Whether Theoret is building a 1,000-square-foot starter home or a custom dream home twice that size, his objective is the same.

“I build a home so if I were to live in it, I’d be happy with it,” Theoret told the Star.

Prairie Living’s new show home in Rosewood, Saskatchewan, is a craftsman-style raised bungalow that offers an open floor plan measuring 1,253 square feet, enhanced by nine-foot ceilings upstairs and down. Priced at just $369,900, the three-bedroom home is loaded with upgraded trim, hardware and lighting packages.

Theoret’s experience in the cabinet industry is apparent in the kitchen. Dovetail drawers, soft close hardware and maple print interiors highlight the outstanding quality of the hard rock maple cabinets, topped by sleek granite counters. The large sink-free island has a convenient eating bar.

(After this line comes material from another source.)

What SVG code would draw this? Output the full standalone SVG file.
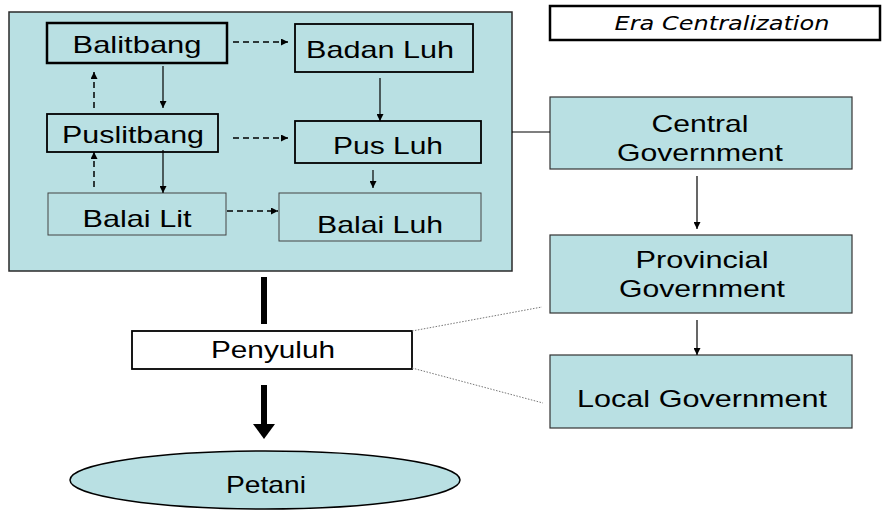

The large master suite offers a generous walk-in closet and a four-piece suite with a kitchen-height vanity.

Energy savings will be realized thanks to the home’s Energy Star windows, high-efficiency furnace, water heater and HRV system.

To boost the home’s affordability, the Prairie Living show home has the potential for a two-bedroom basement suite, including a separate rear entrance to the basement.

Prairie Living Homes has received the Saskatchewan New Home Warranty Program’s gold service award for several consecutive years.

Theoret told the star, “I have really great tradespeople – good finishing carpenters, railing guys, drywall crews. It really makes a difference at the end of the day.”